このかわら版には大坂での被害状況が記されておらず、下段末に他の地域での被害については大坂と同様であると記されていることから、大坂で板行されたかわら版と考える。また、文末には早飛脚で伝わってきた内容であると記されており、地震と津波で被災した直後の大坂において、他の地域での被害に関する速報性の高い情報が求められていた様子が窺える。
一方、表題には「国々」とあるものの、実際に記されているのは現在の三重県・和歌山県・兵庫県・大阪府堺市での被害状況のみであり、必ずしも被災地全域について記されているわけではない。その理由として、地震発生直後の時点では、地震と津波による被害のために東海道が寸断されており、被害情報の収集範囲が限られていた状況が挙げられる。なお、右欄外に「本しらべ」と記すことによって、記述内容の確証性を強調しており、他のかわら版との競争の中で出された商品としての意味合いも強いであろう。

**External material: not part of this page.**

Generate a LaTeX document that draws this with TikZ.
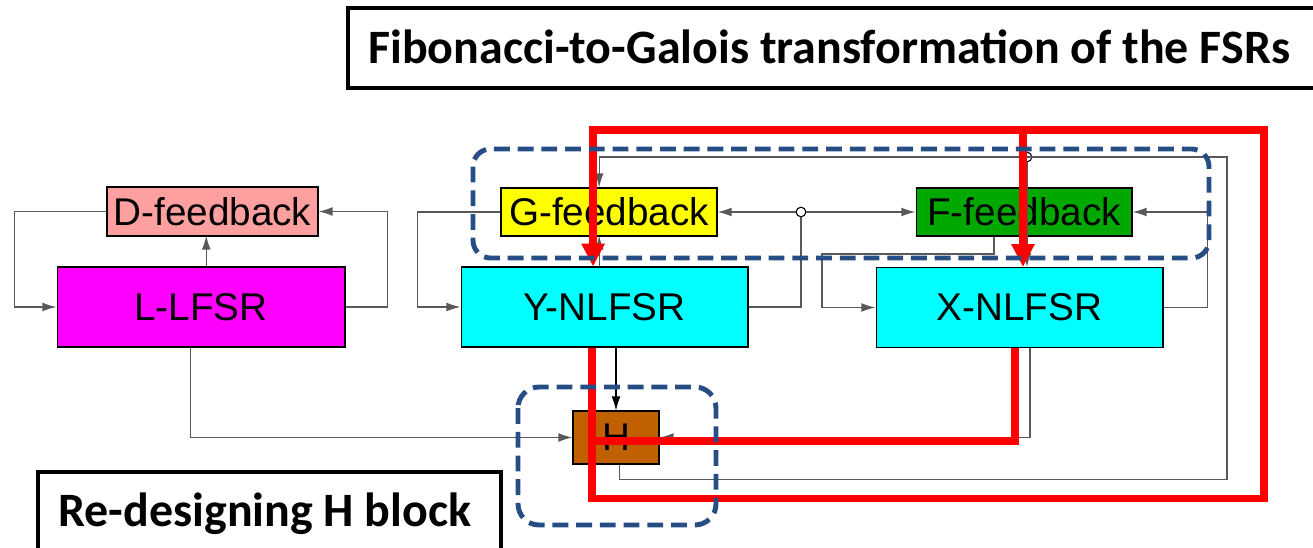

このかわら版の表題にも「諸国」とあるが、実際には現在の大阪府大阪市・三重県・愛知県での被害状況が記されているのみである。上段の詞書冒頭では、「御公儀」の治世に感謝を表す言葉が述べられており、無許可でありながらも幕府の目を意識して板行されたかわら版と考える。
また、大坂での被害状況が詳細であることから、大坂で出された可能性が高い。但し、このかわら版に記された大坂での死者数については、町奉行所の調査結果などではなく、伝聞情報に基づいているためにその信憑性は低い。しかし、大坂における津波被害の甚大さを物語るためには、例え確証性に乏しくても必要な記事であったと言えよう。
一方、挿絵に描かれた地震で倒壊する家屋や津波に流される人々・家屋・船などは、必ずしも大坂での状況ではなく、この地震・津波の一般的な被害を表している。